To be done:
Retype, exactly as they stand, the lines from the start of the data to the line that contains "const strainInner = [-13, -7, 3, -15];", both ends included. Leave the pictures out.

Dataset extract:
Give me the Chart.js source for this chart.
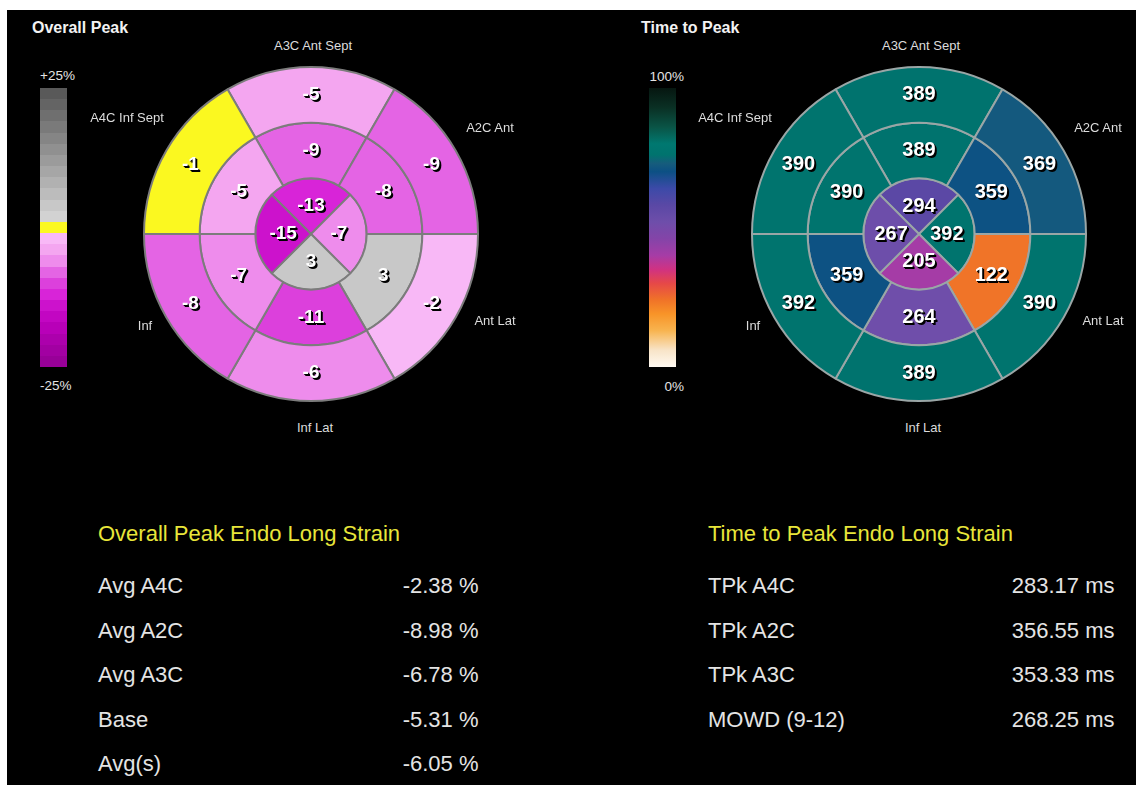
<!DOCTYPE html>
<html>
<head>
<meta charset="utf-8">
<title>Endo Long Strain bullseye</title>
<script src="https://cdn.jsdelivr.net/npm/chart.js@4.4.1/dist/chart.umd.min.js"></script>
<style>
html, body { margin: 0; padding: 0; background: #fff; }
body { width: 1136px; height: 785px; position: relative; overflow: hidden; font-family: "Liberation Sans", Arial, sans-serif; }
#panel { position: absolute; left: 7px; top: 10px; width: 1129px; height: 775px; background: #000; }
.t { position: absolute; white-space: nowrap; line-height: 1; color: #e4e4e4; }
canvas { position: absolute; }
.bar { position: absolute; width: 27px; height: 279px; top: 88px; }
</style>
</head>
<body>
<div id="panel"></div>
<canvas id="strainChart" width="336" height="336" style="left:143px;top:66px"></canvas>
<canvas id="ttpChart" width="336" height="336" style="left:751px;top:66px"></canvas>
<div id="strainBar" class="bar" style="left:40px"></div>
<div id="ttpBar" class="bar" style="left:649px"></div>
<script>
// segments go clockwise, starting with the top one of each ring
const wallLabels = ['A3C Ant Sept', 'A2C Ant', 'Ant Lat', 'Inf Lat', 'Inf', 'A4C Inf Sept'];

const strainOuter = [-5, -9, -2, -6, -8, -1];
const strainMid = [-9, -8, 3, -11, -7, -5];
const strainInner = [-13, -7, 3, -15];

const ttpOuter = [389, 369, 390, 389, 392, 390];
const ttpMid = [389, 359, 122, 264, 359, 390];
const ttpInner = [294, 392, 205, 267];

const strainScale = ['+25%', '-25%'];
const ttpScale = ['100%', '0%'];
const ttpMax = 510; // ms at the top of the colour bar

const strainRows = ['Avg A4C', 'Avg A2C', 'Avg A3C', 'Base', 'Avg(s)'];
const strainAvgs = [-2.38, -8.98, -6.78, -5.31, -6.05];
const ttpRows = ['TPk A4C', 'TPk A2C', 'TPk A3C', 'MOWD (9-12)'];
const ttpAvgs = [283.17, 356.55, 353.33, 268.25];

// colour maps
const zeroBand = '#fbf820';
const grayBands = ['#d2d2d2', '#c8c8c8', '#bcbcbc', '#b1b1b1', '#a6a6a6', '#9b9b9b',
    '#909090', '#858585', '#7a7a7a', '#6f6f6f', '#646464', '#595959'];
const pinkBands = ['#f8b8f6', '#f4a6f0', '#ee8cec', '#e464e4', '#dc40dc', '#d824d8',
    '#cc12cc', '#c206c2', '#b800b8', '#ac00ac', '#a200a2', '#980098'];

const ttpStops = [
    [0.00, '#fffaf2'], [0.06, '#f8e4c8'], [0.13, '#f8b450'], [0.19, '#f89428'],
    [0.24, '#f07328'], [0.30, '#e64848'], [0.35, '#d03282'], [0.40, '#a63ca6'],
    [0.46, '#8444a8'], [0.52, '#6e4eaa'], [0.58, '#5a48a5'], [0.64, '#3c4aa8'],
    [0.70, '#0c5084'], [0.73, '#165c7c'], [0.76, '#00736e'], [0.80, '#007870'],
    [0.86, '#0a5446'], [0.93, '#0a3024'], [1.00, '#061610']
];

function strainColor(v) {
    const b = Math.round(v / 2);
    if (b === 0) return zeroBand;
    if (b > 0) return grayBands[Math.min(b, 12) - 1];
    return pinkBands[Math.min(-b, 12) - 1];
}

function hex(c) {
    return [1, 3, 5].map(i => parseInt(c.substr(i, 2), 16));
}

function ttpColor(v) {
    const t = Math.max(0, Math.min(1, v / ttpMax));
    for (let i = 1; i < ttpStops.length; i++) {
        const [t1, c1] = ttpStops[i];
        const [t0, c0] = ttpStops[i - 1];
        if (t <= t1) {
            const f = (t - t0) / (t1 - t0);
            const a = hex(c0), b = hex(c1);
            const rgb = a.map((x, k) => Math.round(x + (b[k] - x) * f));
            return 'rgb(' + rgb.join(',') + ')';
        }
    }
    return ttpStops[ttpStops.length - 1][1];
}

// colour bars
let bands = [];
for (let b = 12; b >= -12; b--) bands.push(strainColor(b * 2));
let stops = bands.map((c, i) => c + ' ' + (i * 4) + '% ' + ((i + 1) * 4) + '%');
document.getElementById('strainBar').style.background = 'linear-gradient(to bottom, ' + stops.join(', ') + ')';
document.getElementById('ttpBar').style.background = 'linear-gradient(to top, ' +
    ttpStops.map(s => s[1] + ' ' + (s[0] * 100) + '%').join(', ') + ')';

// text helper, y is the baseline
function addText(txt, x, y, size, align, extra) {
    const el = document.createElement('div');
    el.className = 't';
    el.textContent = txt;
    el.style.fontSize = size + 'px';
    el.style.left = x + 'px';
    el.style.top = (y - 0.8465 * size) + 'px';
    if (align === 'center') el.style.transform = 'translateX(-50%)';
    if (align === 'right') el.style.transform = 'translateX(-100%)';
    if (extra) Object.assign(el.style, extra);
    document.body.appendChild(el);
}

addText('Overall Peak', 32, 33.5, 16, 'left', {fontWeight: 'bold', color: '#f2f2f2'});
addText('Time to Peak', 641, 33.5, 16, 'left', {fontWeight: 'bold', color: '#f2f2f2'});

addText(strainScale[0], 40, 80.5, 13.5, 'left');
addText(strainScale[1], 40, 390, 13.5, 'left');
addText(ttpScale[0], 684, 81, 13.5, 'right');
addText(ttpScale[1], 684, 391.5, 13.5, 'right');

const labelOffsets = [[2, -189], [179, -107], [184, 86], [4, 193], [-166, 91], [-184, -117]];
[311, 919].forEach(cx => {
    wallLabels.forEach((name, i) => {
        addText(name, cx + labelOffsets[i][0], 234 + labelOffsets[i][1] + 4.7, 13, 'center', {color: '#dcdcdc'});
    });
});

const rowBase = [593.5, 638.3, 683, 727.3, 772];
addText('Overall Peak Endo Long Strain', 98, 541.7, 22, 'left', {color: '#e8e63a'});
strainRows.forEach((r, i) => {
    addText(r, 98, rowBase[i], 22, 'left');
    addText(strainAvgs[i].toFixed(2) + ' %', 478.5, rowBase[i], 22, 'right');
});
addText('Time to Peak Endo Long Strain', 708, 541.7, 22, 'left', {color: '#e8e63a'});
ttpRows.forEach((r, i) => {
    addText(r, 708, rowBase[i], 22, 'left');
    addText(ttpAvgs[i].toFixed(2) + ' ms', 1114.5, rowBase[i], 22, 'right');
});

// value labels in the middle of every segment
const valueLabels = {
    id: 'valueLabels',
    afterDatasetsDraw(chart, args, opts) {
        const ctx = chart.ctx;
        ctx.save();
        ctx.font = opts.font;
        ctx.textAlign = 'center';
        ctx.textBaseline = 'middle';
        chart.data.datasets.forEach((ds, i) => {
            chart.getDatasetMeta(i).data.forEach((arc, j) => {
                const p = arc.getCenterPoint();
                const txt = String(ds.values[j]);
                ctx.fillStyle = '#000';
                ctx.fillText(txt, p.x + 1, p.y + 1);
                ctx.fillText(txt, p.x + 2, p.y + 2);
                ctx.fillStyle = '#fff';
                ctx.fillText(txt, p.x, p.y);
            });
        });
        ctx.restore();
    }
};

function ring(values, rotation, colorFn, border) {
    return {
        data: values.map(() => 1),
        values: values,
        rotation: rotation,
        backgroundColor: values.map(colorFn),
        borderColor: border,
        borderWidth: 2,
        hoverOffset: 0
    };
}

function bullseye(id, outer, mid, inner, colorFn, border, font) {
    return new Chart(document.getElementById(id), {
        type: 'doughnut',
        data: {
            labels: wallLabels,
            datasets: [
                ring(outer, -30, colorFn, border),
                ring(mid, -30, colorFn, border),
                ring(inner, -45, colorFn, border)
            ]
        },
        options: {
            responsive: false,
            animation: false,
            devicePixelRatio: 1,
            cutout: 0,
            events: [],
            layout: { padding: 0 },
            plugins: {
                legend: { display: false },
                tooltip: { enabled: false },
                valueLabels: { font: font }
            }
        },
        plugins: [valueLabels]
    });
}

bullseye('strainChart', strainOuter, strainMid, strainInner, strainColor, '#7c7c7c',
    'bold 19px "Liberation Sans", Arial, sans-serif');
bullseye('ttpChart', ttpOuter, ttpMid, ttpInner, ttpColor, '#9aa6a6',
    'bold 20px "Liberation Sans", Arial, sans-serif');
</script>
</body>
</html>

The completed task:
Give me the Chart.js source for this chart.
<!DOCTYPE html>
<html>
<head>
<meta charset="utf-8">
<title>Endo Long Strain bullseye</title>
<script src="https://cdn.jsdelivr.net/npm/chart.js@4.4.1/dist/chart.umd.min.js"></script>
<style>
html, body { margin: 0; padding: 0; background: #fff; }
body { width: 1136px; height: 785px; position: relative; overflow: hidden; font-family: "Liberation Sans", Arial, sans-serif; }
#panel { position: absolute; left: 7px; top: 10px; width: 1129px; height: 775px; background: #000; }
.t { position: absolute; white-space: nowrap; line-height: 1; color: #e4e4e4; }
canvas { position: absolute; }
.bar { position: absolute; width: 27px; height: 279px; top: 88px; }
</style>
</head>
<body>
<div id="panel"></div>
<canvas id="strainChart" width="336" height="336" style="left:143px;top:66px"></canvas>
<canvas id="ttpChart" width="336" height="336" style="left:751px;top:66px"></canvas>
<div id="strainBar" class="bar" style="left:40px"></div>
<div id="ttpBar" class="bar" style="left:649px"></div>
<script>
// segments go clockwise, starting with the top one of each ring
const wallLabels = ['A3C Ant Sept', 'A2C Ant', 'Ant Lat', 'Inf Lat', 'Inf', 'A4C Inf Sept'];

const strainOuter = [-5, -9, -2, -6, -8, -1];
const strainMid = [-9, -8, 3, -11, -7, -5];
const strainInner = [-13, -7, 3, -15];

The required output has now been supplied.